Point Austin: Behind the Numbers
What we talk about, when we talk about budget cuts
By Michael King, Fri., March 4, 2011

Yet as bad as the numbers were, the sense of helplessness was worse. The folks of One Voice Central Texas (a collaboration of several dozen human services agencies) are hardly firebrands, but their pleas had a desperate edge one doesn't generally hear at legislative committee hearings. What they were asking for was minimal: Find additional revenue (e.g., the Rainy Day Fund, federal matching funds), address the state's structural deficit, make sure the budget process is transparent. All of these proposals have been commonplaces of the Capitol discussion thus far, and they've even begun to have some effect – rational Republican leaders (a group which doesn't yet include Gov. Rick Perry) have acknowledged that an "all cuts" approach to budgeting simply won't work this time. What they propose to do instead remains uncertain.
What is new is the apprehension of real disaster – that this is not simply one more budget-cutting Lege session, but what is effectively a cavalier official flirtation with abandoning any pretense of a social contract. "We must fight these proposed cuts," said One Voice Chair Suki Steinhauser, "and not let go of our most vulnerable citizens." I asked her if she thought this might be simply another budgetary cycle, part of the give-and-take of every legislative session. "I've worked in this area for 25 years," she responded, "and I've never seen anything like this before."
Jobs and People
It hardly stops at human services, of course, and much of the public backlash has concerned the cuts to public education. In Austin the headline focus has been on the school district's potential school closures, and this week those were temporarily taken "off the table" by Superintendent Meria Carstarphen – a move that has had the unfortunate side-effect of making the prospective (direct) layoffs of more than a thousand teachers and other personnel seem somehow less dramatic. Not sure what the point is of keeping the schools open, if you're not going to provide teachers and staff – but that seems to be what we've come to.
Our current state leadership, of course, never tires of bragging about "job creation" (i.e, don't tax Amazon or they'll take their ball and go home), and yet these budget cuts threaten statewide employment on a scale that nobody seems to be contemplating.
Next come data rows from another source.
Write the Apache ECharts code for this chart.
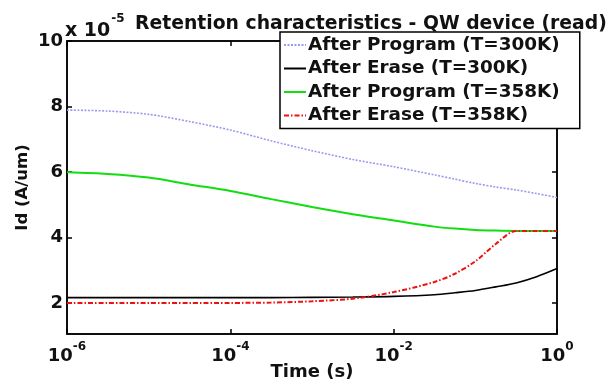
<!DOCTYPE html>
<html>
<head>
<meta charset="utf-8">
<script src="https://cdn.jsdelivr.net/npm/echarts@6/dist/echarts.min.js"></script>
<style>
  html, body { margin: 0; padding: 0; background: #fff; }
  #chart { width: 611px; height: 384px; }
</style>
</head>
<body>
<div id="chart"></div>
<script>
// time points as powers of ten (seconds)
const timeExp = [-6, -5.5, -5, -4.5, -4, -3.5, -3, -2.5, -2, -1.5, -1.25, -1, -0.75, -0.5, -0.25, 0]
// Id in units of 1e-5 A/um
const program300 = [7.89, 7.86, 7.76, 7.54, 7.28, 6.95, 6.65, 6.38, 6.16, 5.91, 5.78, 5.65, 5.54, 5.45, 5.34, 5.22]
const erase300 = [2.16, 2.16, 2.16, 2.16, 2.16, 2.16, 2.17, 2.18, 2.20, 2.25, 2.31, 2.38, 2.49, 2.61, 2.80, 3.05]
const program358 = [5.99, 5.94, 5.83, 5.62, 5.42, 5.17, 4.93, 4.71, 4.52, 4.33, 4.27, 4.23, 4.21, 4.20, 4.20, 4.20]
const erase358 = [2.00, 2.00, 2.00, 2.00, 2.00, 2.01, 2.05, 2.13, 2.33, 2.64, 2.89, 3.27, 3.80, 4.20, 4.20, 4.20]
const seriesNames = ['After Program (T=300K)', 'After Erase (T=300K)', 'After Program (T=358K)', 'After Erase (T=358K)']
const yTicks = [2, 4, 6, 8, 10]

const FONT = '"DejaVu Sans", Arial, sans-serif'
const times = timeExp.map(e => Math.pow(10, e))
const pairs = vals => vals.map((v, i) => [times[i], v])

const chart = echarts.init(document.getElementById('chart'))

const axisLine = { lineStyle: { color: '#000', width: 1.5 } }
const tick = { inside: true, length: 5, lineStyle: { color: '#000', width: 1.5 } }

chart.setOption({
  animation: false,
  backgroundColor: '#fff',
  textStyle: { fontFamily: FONT },
  grid: {
    left: 67, right: 54, top: 41, bottom: 50, outerBoundsMode: 'none',
    show: true, borderColor: '#000', borderWidth: 1.5,
  },
  title: {
    text: 'Retention characteristics - QW device (read)',
    left: 130, top: 10,
    textStyle: { fontFamily: FONT, fontWeight: 'bold', fontSize: 18.8, color: '#111' },
  },
  graphic: [{
    type: 'text', left: 65, top: 13,
    style: {
      text: '{a|x 10}{s|-5}',
      rich: {
        a: { fontFamily: FONT, fontWeight: 'bold', fontSize: 19, fill: '#111', lineHeight: 28, verticalAlign: 'bottom' },
        s: { fontFamily: FONT, fontWeight: 'bold', fontSize: 12, fill: '#111', lineHeight: 28, verticalAlign: 'top', padding: [0, 0, 0, 1] },
      },
    },
  }],
  legend: {
    orient: 'vertical', left: 280, top: 32, z: 10,
    backgroundColor: '#fff', borderColor: '#000', borderWidth: 1.5,
    padding: [3, 20, 3, 3], itemGap: 3.5, itemWidth: 22, itemHeight: 14,
    itemStyle: { opacity: 0 },
    textStyle: { fontFamily: FONT, fontWeight: 'bold', fontSize: 18.4, lineHeight: 20, color: '#111', padding: [0, 0, 0, -3] },
    data: seriesNames,
  },
  xAxis: [{
    type: 'log', logBase: 100, min: 1e-6, max: 1,
    name: 'Time (s)', nameLocation: 'middle', nameGap: 29, nameMoveOverlap: false,
    nameTextStyle: { fontFamily: FONT, fontWeight: 'bold', fontSize: 18, color: '#111' },
    axisLine, axisTick: tick,
    splitLine: { show: false },
    axisLabel: {
      margin: 7,
      formatter: v => '{b|10}{s|' + Math.round(Math.log10(v)) + '}',
      rich: {
        b: { fontFamily: FONT, fontWeight: 'bold', fontSize: 18, color: '#111', lineHeight: 24, verticalAlign: 'bottom' },
        s: { fontFamily: FONT, fontWeight: 'bold', fontSize: 12, color: '#111', lineHeight: 24, verticalAlign: 'top' },
      },
    },
  }, {
    type: 'log', logBase: 100, min: 1e-6, max: 1, position: 'top',
    axisLine, axisTick: tick, axisLabel: { show: false }, splitLine: { show: false },
  }],
  yAxis: [{
    type: 'value', min: 1.05, max: 10,
    name: 'Id (A/um)', nameLocation: 'middle', nameGap: 36, nameRotate: 90, nameMoveOverlap: false,
    nameTextStyle: { fontFamily: FONT, fontWeight: 'bold', fontSize: 16.5, color: '#111' },
    axisLine: { show: true, ...axisLine },
    axisTick: { ...tick, customValues: yTicks },
    splitLine: { show: false },
    axisLabel: { customValues: yTicks, margin: 4, fontFamily: FONT, fontWeight: 'bold', fontSize: 18, color: '#111' },
  }, {
    type: 'value', min: 1.05, max: 10, position: 'right',
    axisLine: { show: true, ...axisLine }, axisLabel: { show: false }, splitLine: { show: false },
    axisTick: { ...tick, customValues: yTicks },
  }],
  series: [
    {
      name: seriesNames[0], type: 'line', smooth: 0.3, symbol: 'none', data: pairs(program300),
      lineStyle: { color: '#9a9af0', width: 1.6, type: [2, 1.5] }, itemStyle: { color: '#9a9af0' },
    },
    {
      name: seriesNames[1], type: 'line', smooth: 0.3, symbol: 'none', data: pairs(erase300),
      lineStyle: { color: '#000', width: 1.6 }, itemStyle: { color: '#000' },
    },
    {
      name: seriesNames[2], type: 'line', smooth: 0.3, symbol: 'none', data: pairs(program358),
      lineStyle: { color: '#11dd11', width: 2 }, itemStyle: { color: '#11dd11' },
    },
    {
      name: seriesNames[3], type: 'line', smooth: 0.3, symbol: 'none', data: pairs(erase358),
      lineStyle: { color: '#ee1111', width: 2, type: [5, 2, 1.5, 2] }, itemStyle: { color: '#ee1111' },
    },
  ],
})
</script>
</body>
</html>
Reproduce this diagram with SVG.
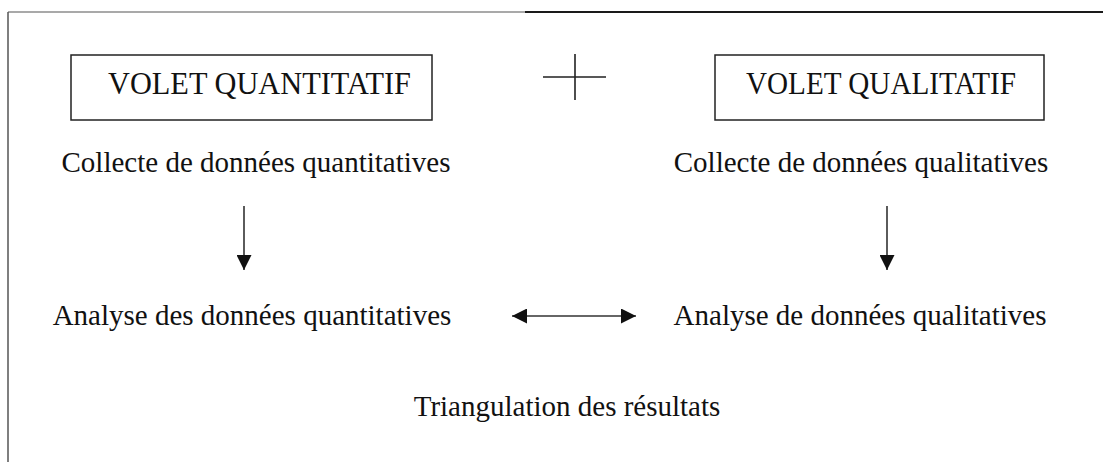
<svg xmlns="http://www.w3.org/2000/svg" width="1103" height="462" viewBox="0 0 1103 462">
  <style>
    .frame-l { fill: none; stroke: #555; stroke-width: 1.5; }
    .frame-t1 { fill: none; stroke: #555; stroke-width: 1.2; }
    .frame-t2 { fill: none; stroke: #1a1a1a; stroke-width: 2; }
    .box { fill: #fff; stroke: #222; stroke-width: 1.5; }
    .lbl { font-family: "Liberation Serif", "Times New Roman", serif; font-size: 29px; fill: #111; }
    .title { font-family: "Liberation Serif", "Times New Roman", serif; font-size: 31px; fill: #111; }
    .edge { fill: none; stroke: #333; stroke-width: 1.6; }
    .plus { fill: none; stroke: #222; stroke-width: 1.6; }
  </style>
  <defs>
    <marker id="head" viewBox="0 0 10 10" refX="10" refY="5" markerUnits="userSpaceOnUse" markerWidth="15" markerHeight="15" orient="auto-start-reverse">
      <path d="M0,0 L10,5 L0,10 Z" fill="#111"/>
    </marker>
  </defs>
  <rect width="1103" height="462" fill="#fff"/>

  <!-- open outer frame: top and left edges only -->
  <path class="frame-l" d="M8,462 L8,12"/>
  <path class="frame-t1" d="M8,12 L525,12"/>
  <path class="frame-t2" d="M525,12 L1103,12"/>

  <g id="volet-quantitatif">
    <rect class="box" x="71" y="55" width="361" height="65"/>
    <text class="title" x="108" y="94" textLength="303" lengthAdjust="spacingAndGlyphs">VOLET QUANTITATIF</text>
  </g>

  <g id="plus">
    <path class="plus" d="M575,54 L575,100 M543,77 L606,77"/>
  </g>

  <g id="volet-qualitatif">
    <rect class="box" x="715" y="55" width="329" height="65"/>
    <text class="title" x="746" y="94" textLength="270" lengthAdjust="spacingAndGlyphs">VOLET QUALITATIF</text>
  </g>

  <g id="collecte-quanti">
    <text class="lbl" x="256" y="172" text-anchor="middle">Collecte de données quantitatives</text>
  </g>
  <g id="collecte-quali">
    <text class="lbl" x="861" y="172" text-anchor="middle">Collecte de données qualitatives</text>
  </g>
  <g id="analyse-quanti">
    <text class="lbl" x="252" y="325" text-anchor="middle">Analyse des données quantitatives</text>
  </g>
  <g id="analyse-quali">
    <text class="lbl" x="860" y="325" text-anchor="middle">Analyse de données qualitatives</text>
  </g>
  <g id="triangulation">
    <text class="lbl" x="567" y="416" text-anchor="middle">Triangulation des résultats</text>
  </g>

  <g id="connectors">
    <line class="edge" x1="244" y1="206" x2="244" y2="270" marker-end="url(#head)"/>
    <line class="edge" x1="887" y1="206" x2="887" y2="270" marker-end="url(#head)"/>
    <line class="edge" x1="512" y1="316" x2="636" y2="316" marker-start="url(#head)" marker-end="url(#head)"/>
  </g>
</svg>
The Center for Public Policy Priorities ran the job-loss numbers this week, just for public education, higher ed, and health and human services. Here's a sample:
For Travis County alone, the public education budget cuts proposed in House Bill 1 represent as many as 11,000 lost jobs (public and private); in Harris County, 30,000; in Dallas, 18,500. The center estimates (based on standard economic multipliers) that statewide, the cuts represent as many as 190,000 lost jobs, most of those in the private sector. That's just public education – there will be similar consequences across the board, in the midst of a still-fragile economic recovery. Is this what the Republican leadership means by "job creation" – or are they indeed willing to throw the entire state backward into recession in the name of "fiscal responsibility"?
'Fight Like an Egyptian'
Not all the news last week was bad. The emotional high point was the public reaction in Wisconsin to Gov. Scott Walker's determination to bust the public employees' unions. More than 100,000 people rallied at the Madison Capitol, and the sense of solidarity was such that even the police officers (although exempted from Walker's cynical attack on collective bargaining) refused to carry out orders aimed at shutting down the protests. Whatever happens there – and it remains unclear whether the public outcry can, in the short term, stop the union-busting juggernaut – the GOP's overreaching has awakened a sleeping giant.
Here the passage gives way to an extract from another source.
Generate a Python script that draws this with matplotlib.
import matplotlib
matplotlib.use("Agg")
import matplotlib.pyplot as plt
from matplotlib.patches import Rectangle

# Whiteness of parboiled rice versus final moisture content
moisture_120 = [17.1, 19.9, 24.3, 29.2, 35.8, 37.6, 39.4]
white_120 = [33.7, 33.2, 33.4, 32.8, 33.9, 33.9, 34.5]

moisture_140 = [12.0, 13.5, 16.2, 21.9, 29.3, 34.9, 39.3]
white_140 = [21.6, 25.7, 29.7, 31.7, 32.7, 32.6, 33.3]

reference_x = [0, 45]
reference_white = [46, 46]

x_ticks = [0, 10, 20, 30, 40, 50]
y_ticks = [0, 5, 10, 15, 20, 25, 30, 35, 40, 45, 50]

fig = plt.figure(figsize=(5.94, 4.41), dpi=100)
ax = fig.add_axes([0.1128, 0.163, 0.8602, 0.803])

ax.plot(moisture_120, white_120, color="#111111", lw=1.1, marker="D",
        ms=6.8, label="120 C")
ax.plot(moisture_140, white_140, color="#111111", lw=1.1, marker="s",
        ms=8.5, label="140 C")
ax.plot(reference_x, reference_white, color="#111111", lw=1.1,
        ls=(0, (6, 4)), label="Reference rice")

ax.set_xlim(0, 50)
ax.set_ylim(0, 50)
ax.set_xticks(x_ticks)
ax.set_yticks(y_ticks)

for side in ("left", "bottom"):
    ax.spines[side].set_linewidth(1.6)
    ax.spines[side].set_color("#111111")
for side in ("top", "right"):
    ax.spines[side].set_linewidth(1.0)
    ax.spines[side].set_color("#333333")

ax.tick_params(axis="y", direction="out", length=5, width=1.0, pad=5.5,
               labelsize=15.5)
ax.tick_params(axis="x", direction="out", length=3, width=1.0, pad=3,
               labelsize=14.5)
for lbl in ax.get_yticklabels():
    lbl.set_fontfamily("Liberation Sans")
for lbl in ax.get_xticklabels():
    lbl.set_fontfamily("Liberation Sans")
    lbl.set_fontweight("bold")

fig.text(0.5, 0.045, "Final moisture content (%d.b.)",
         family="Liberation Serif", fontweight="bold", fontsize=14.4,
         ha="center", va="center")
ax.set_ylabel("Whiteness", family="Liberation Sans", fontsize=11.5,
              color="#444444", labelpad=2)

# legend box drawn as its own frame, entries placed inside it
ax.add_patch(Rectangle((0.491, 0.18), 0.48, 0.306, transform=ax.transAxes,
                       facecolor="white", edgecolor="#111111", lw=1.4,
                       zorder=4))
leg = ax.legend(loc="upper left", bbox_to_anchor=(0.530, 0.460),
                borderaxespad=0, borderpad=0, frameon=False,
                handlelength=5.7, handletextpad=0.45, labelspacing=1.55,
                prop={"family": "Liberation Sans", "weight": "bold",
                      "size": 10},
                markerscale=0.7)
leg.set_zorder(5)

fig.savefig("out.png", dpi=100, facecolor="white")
Austin got its own taste of solidarity a few days later, when several hundred union members and their allies marched on the Capitol to chants of "Workers rights are human rights." Perry was vainly bragging that Texas has never allowed the sort of collective bargaining by public employees (it was red-baited to death decades ago) that Walker is hoping to destroy in Wisconsin; Perry is also unlikely to point out that, partly because of unionization, both government and schools operate more efficiently and effectively in Wisconsin than in Texas. Walker is hoping to join the race to the bottom represented by Texas-style conservatism. All we can say to Wisconsinites is, be careful of what your bosses wish for.
Nevertheless, the spirit of rebellion is in the air, and not just in Wisconsin or Texas. It was joyous to march to the Capitol to the beat of internationally inspired chants along the lines of "From Egypt to Austin, we're all with Wisconsin!" As the AFL-CIO's Becky Moeller put it, "The fight is about the right of workers to a voice in their destiny."
That's something we need to remember as the political discussion reverts to what the corporate types like to call "the bottom line." In the end, the bottom line is not money: It's freedom; it's dignity; it's the right to have a democratic say in the decisions that directly affect our lives, our livelihoods, our families, our communities. That's what is really on the table at AISD, in the budget committees, and on the legislative floor. It's not about "cuts"; it's about people – and we all need to have our voices and our values in the middle of the fight.